Job:
Skip the pictures and extract all of the lines exactly as written.

*****

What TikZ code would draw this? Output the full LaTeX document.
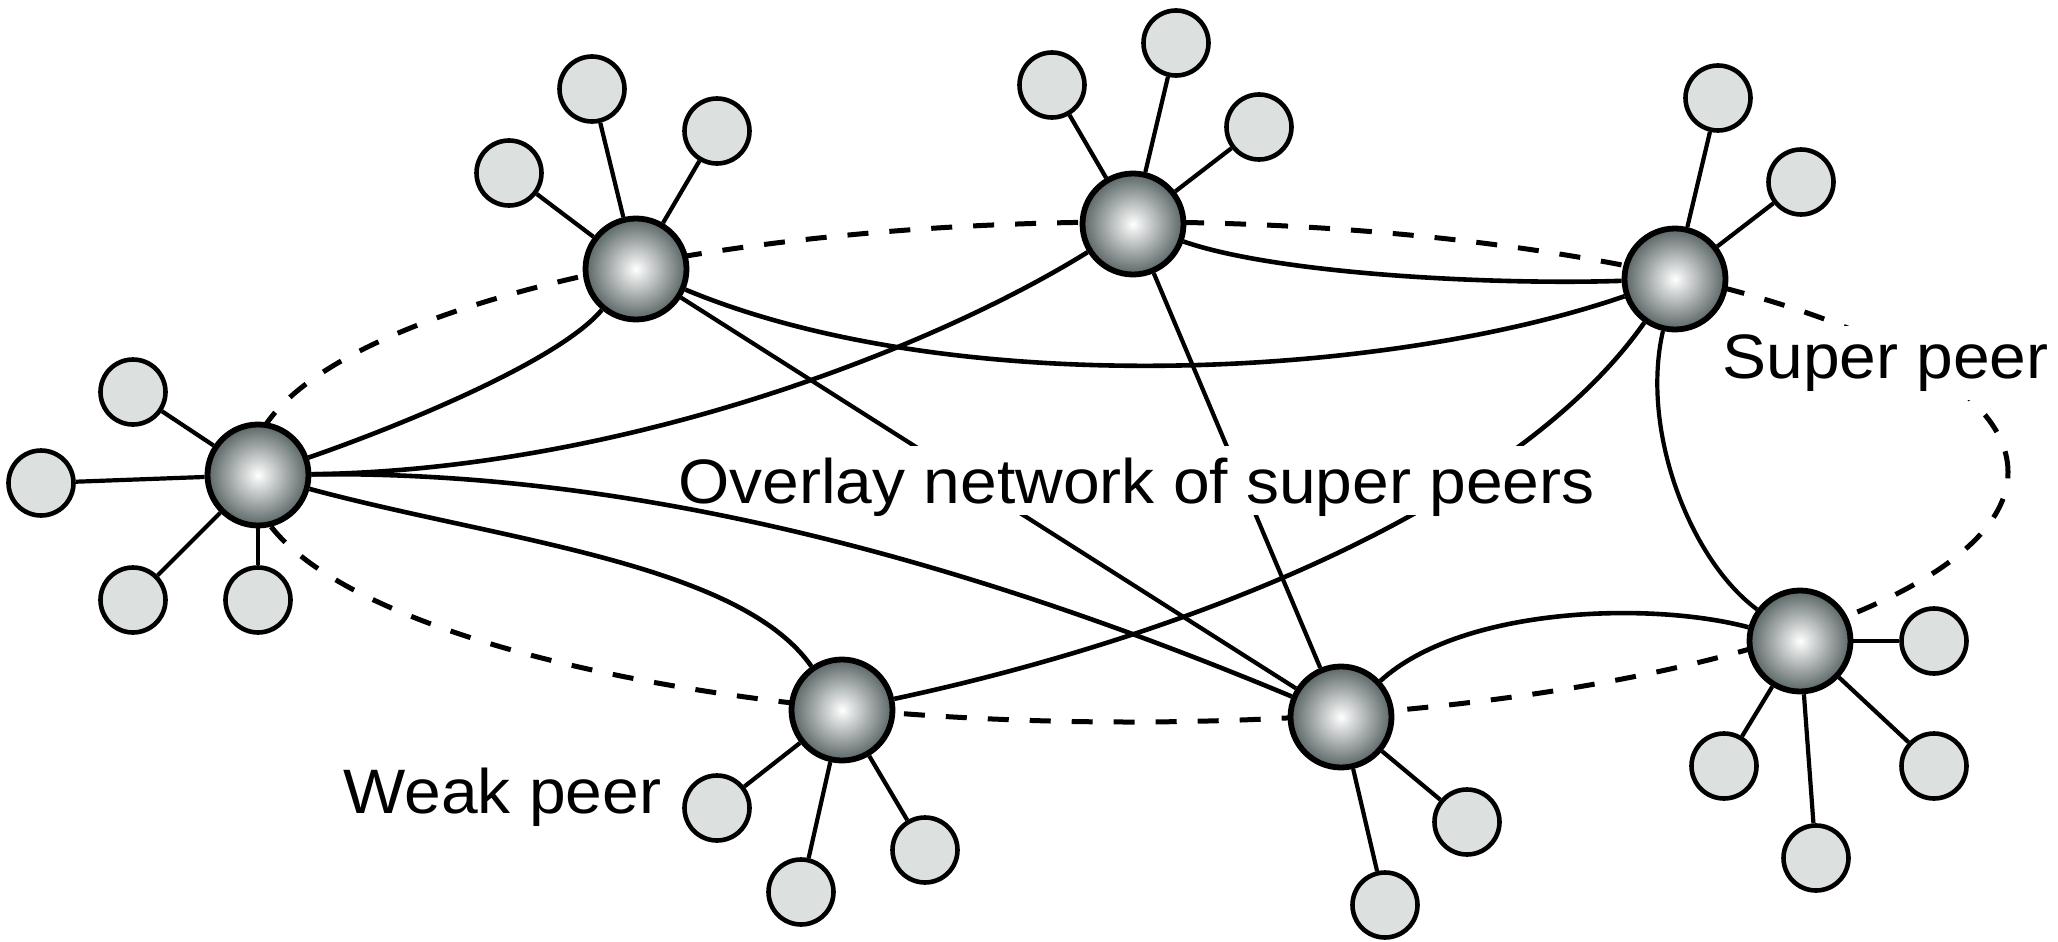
\documentclass[tikz,border=0pt]{standalone}
\usepackage{fontspec}
\setmainfont{Liberation Sans}[FakeStretch=1.05]
\pgfdeclarelayer{bg}
\pgfsetlayers{bg,main}
\definecolor{spouter}{RGB}{90,101,101}
\definecolor{wpfill}{RGB}{220,225,224}
\tikzset{
  superpeer/.style={circle, draw=black, line width=2.9pt, inner color=white, outer color=spouter, minimum size=50.5pt, inner sep=0pt},
  weakpeer/.style={circle, draw=black, line width=2.3pt, fill=wpfill, minimum size=32.5pt, inner sep=0pt},
  spoke/.style={line width=2.1pt},
  link/.style={line width=2.3pt},
  overlayring/.style={line width=2.5pt, dash pattern=on 10.5pt off 10.5pt},
  lbltext/.style={font=\fontsize{31.4pt}{36pt}\selectfont, inner sep=0pt},
}
\begin{document}
\begin{tikzpicture}[x=0.5pt,y=-0.5pt]
\useasboundingbox (0,0) rectangle (2058,942);

% super peers
\node[superpeer] (s1) at (258,475) {};
\node[superpeer] (s2) at (636,269) {};
\node[superpeer] (s3) at (1133,224) {};
\node[superpeer] (s4) at (1675,279) {};
\node[superpeer] (s5) at (1800,641) {};
\node[superpeer] (s6) at (1341,717) {};
\node[superpeer] (s7) at (842,710) {};

% weak peers
\node[weakpeer] (a1) at (133,392) {};
\node[weakpeer] (a2) at (41,483) {};
\node[weakpeer] (a3) at (133,600) {};
\node[weakpeer] (a4) at (258,600) {};
\node[weakpeer] (b1) at (509,173) {};
\node[weakpeer] (b2) at (592,89) {};
\node[weakpeer] (b3) at (717,131) {};
\node[weakpeer] (c1) at (1052,85) {};
\node[weakpeer] (c2) at (1176,43) {};
\node[weakpeer] (c3) at (1259,127) {};
\node[weakpeer] (d1) at (1718,98) {};
\node[weakpeer] (d2) at (1801,182) {};
\node[weakpeer] (e1) at (1934,641) {};
\node[weakpeer] (e2) at (1724,766) {};
\node[weakpeer] (e3) at (1816,858) {};
\node[weakpeer] (e4) at (1934,766) {};
\node[weakpeer] (f1) at (1467,822) {};
\node[weakpeer] (f2) at (1385,905) {};
\node[weakpeer] (g1) at (717,808) {};
\node[weakpeer] (g2) at (801,892) {};
\node[weakpeer] (g3) at (925,850) {};

\begin{pgfonlayer}{bg}
  % dashed overlay ring
  \draw[overlayring] (1129,472) ellipse [x radius=439.5pt, y radius=125pt];
  % spokes to weak peers
  \foreach \w in {a1,a2,a3,a4} \draw[spoke] (s1) -- (\w);
  \foreach \w in {b1,b2,b3} \draw[spoke] (s2) -- (\w);
  \foreach \w in {c1,c2,c3} \draw[spoke] (s3) -- (\w);
  \foreach \w in {d1,d2} \draw[spoke] (s4) -- (\w);
  \foreach \w in {e1,e2,e3,e4} \draw[spoke] (s5) -- (\w);
  \foreach \w in {f1,f2} \draw[spoke] (s6) -- (\w);
  \foreach \w in {g1,g2,g3} \draw[spoke] (s7) -- (\w);
  % overlay links
  \draw[link] (s1) .. controls (400,426) and (559,361) .. (s2);
  \draw[link] (s1) .. controls (620,470) and (930,350) .. (s3);
  \draw[link] (s1) .. controls (499,540) and (739,563) .. (s7);
  \draw[link] (s2) .. controls (950,400) and (1380,380) .. (s4);
  \draw[spoke] (s2) -- (s6);
  \draw[link] (s3) .. controls (1280,275) and (1500,285) .. (s4);
  \draw[spoke] (s3) -- (s6);
  \draw[link] (s4) .. controls (1514,508) and (1184,637) .. (s7);
  \draw[spoke] (s4) .. controls (1640,430) and (1690,560) .. (s5);
  \draw[link] (s6) .. controls (1461,607) and (1650,601) .. (s5);
\end{pgfonlayer}

% labels
\node[lbltext, fill=white, anchor=base west, inner xsep=4pt, text height=28.5pt, text depth=6pt] (ovl) at (670,503) {Overlay network of super peers};
\node[lbltext, fill=white, anchor=base west, inner xsep=4pt, text height=26pt, text depth=11pt] (spl) at (1714,378) {Super peer};
\node[lbltext, anchor=base west] (wpl) at (343,813) {Weak peer};

% link passing in front of the overlay label box
\draw[link] (s1) .. controls (660,470) and (1000,575) .. (s6);
\end{tikzpicture}
\end{document}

*****

Answer to this problem:
What TikZ code would draw this? Output the full LaTeX document.
\documentclass[tikz,border=0pt]{standalone}
\usepackage{fontspec}
\setmainfont{Liberation Sans}[FakeStretch=1.05]
\pgfdeclarelayer{bg}
\pgfsetlayers{bg,main}
\definecolor{spouter}{RGB}{90,101,101}
\definecolor{wpfill}{RGB}{220,225,224}
\tikzset{
  superpeer/.style={circle, draw=black, line width=2.9pt, inner color=white, outer color=spouter, minimum size=50.5pt, inner sep=0pt},
  weakpeer/.style={circle, draw=black, line width=2.3pt, fill=wpfill, minimum size=32.5pt, inner sep=0pt},
  spoke/.style={line width=2.1pt},
  link/.style={line width=2.3pt},
  overlayring/.style={line width=2.5pt, dash pattern=on 10.5pt off 10.5pt},
  lbltext/.style={font=\fontsize{31.4pt}{36pt}\selectfont, inner sep=0pt},
}
\begin{document}
\begin{tikzpicture}[x=0.5pt,y=-0.5pt]
\useasboundingbox (0,0) rectangle (2058,942);

% super peers
\node[superpeer] (s1) at (258,475) {};
\node[superpeer] (s2) at (636,269) {};
\node[superpeer] (s3) at (1133,224) {};
\node[superpeer] (s4) at (1675,279) {};
\node[superpeer] (s5) at (1800,641) {};
\node[superpeer] (s6) at (1341,717) {};
\node[superpeer] (s7) at (842,710) {};

% weak peers
\node[weakpeer] (a1) at (133,392) {};
\node[weakpeer] (a2) at (41,483) {};
\node[weakpeer] (a3) at (133,600) {};
\node[weakpeer] (a4) at (258,600) {};
\node[weakpeer] (b1) at (509,173) {};
\node[weakpeer] (b2) at (592,89) {};
\node[weakpeer] (b3) at (717,131) {};
\node[weakpeer] (c1) at (1052,85) {};
\node[weakpeer] (c2) at (1176,43) {};
\node[weakpeer] (c3) at (1259,127) {};
\node[weakpeer] (d1) at (1718,98) {};
\node[weakpeer] (d2) at (1801,182) {};
\node[weakpeer] (e1) at (1934,641) {};
\node[weakpeer] (e2) at (1724,766) {};
\node[weakpeer] (e3) at (1816,858) {};
\node[weakpeer] (e4) at (1934,766) {};
\node[weakpeer] (f1) at (1467,822) {};
\node[weakpeer] (f2) at (1385,905) {};
\node[weakpeer] (g1) at (717,808) {};
\node[weakpeer] (g2) at (801,892) {};
\node[weakpeer] (g3) at (925,850) {};

\begin{pgfonlayer}{bg}
  % dashed overlay ring
  \draw[overlayring] (1129,472) ellipse [x radius=439.5pt, y radius=125pt];
  % spokes to weak peers
  \foreach \w in {a1,a2,a3,a4} \draw[spoke] (s1) -- (\w);
  \foreach \w in {b1,b2,b3} \draw[spoke] (s2) -- (\w);
  \foreach \w in {c1,c2,c3} \draw[spoke] (s3) -- (\w);
  \foreach \w in {d1,d2} \draw[spoke] (s4) -- (\w);
  \foreach \w in {e1,e2,e3,e4} \draw[spoke] (s5) -- (\w);
  \foreach \w in {f1,f2} \draw[spoke] (s6) -- (\w);
  \foreach \w in {g1,g2,g3} \draw[spoke] (s7) -- (\w);
  % overlay links
  \draw[link] (s1) .. controls (400,426) and (559,361) .. (s2);
  \draw[link] (s1) .. controls (620,470) and (930,350) .. (s3);
  \draw[link] (s1) .. controls (499,540) and (739,563) .. (s7);
  \draw[link] (s2) .. controls (950,400) and (1380,380) .. (s4);
  \draw[spoke] (s2) -- (s6);
  \draw[link] (s3) .. controls (1280,275) and (1500,285) .. (s4);
  \draw[spoke] (s3) -- (s6);
  \draw[link] (s4) .. controls (1514,508) and (1184,637) .. (s7);
  \draw[spoke] (s4) .. controls (1640,430) and (1690,560) .. (s5);
  \draw[link] (s6) .. controls (1461,607) and (1650,601) .. (s5);
\end{pgfonlayer}

% labels
\node[lbltext, fill=white, anchor=base west, inner xsep=4pt, text height=28.5pt, text depth=6pt] (ovl) at (670,503) {Overlay network of super peers};
\node[lbltext, fill=white, anchor=base west, inner xsep=4pt, text height=26pt, text depth=11pt] (spl) at (1714,378) {Super peer};
\node[lbltext, anchor=base west] (wpl) at (343,813) {Weak peer};

% link passing in front of the overlay label box
\draw[link] (s1) .. controls (660,470) and (1000,575) .. (s6);
\end{tikzpicture}
\end{document}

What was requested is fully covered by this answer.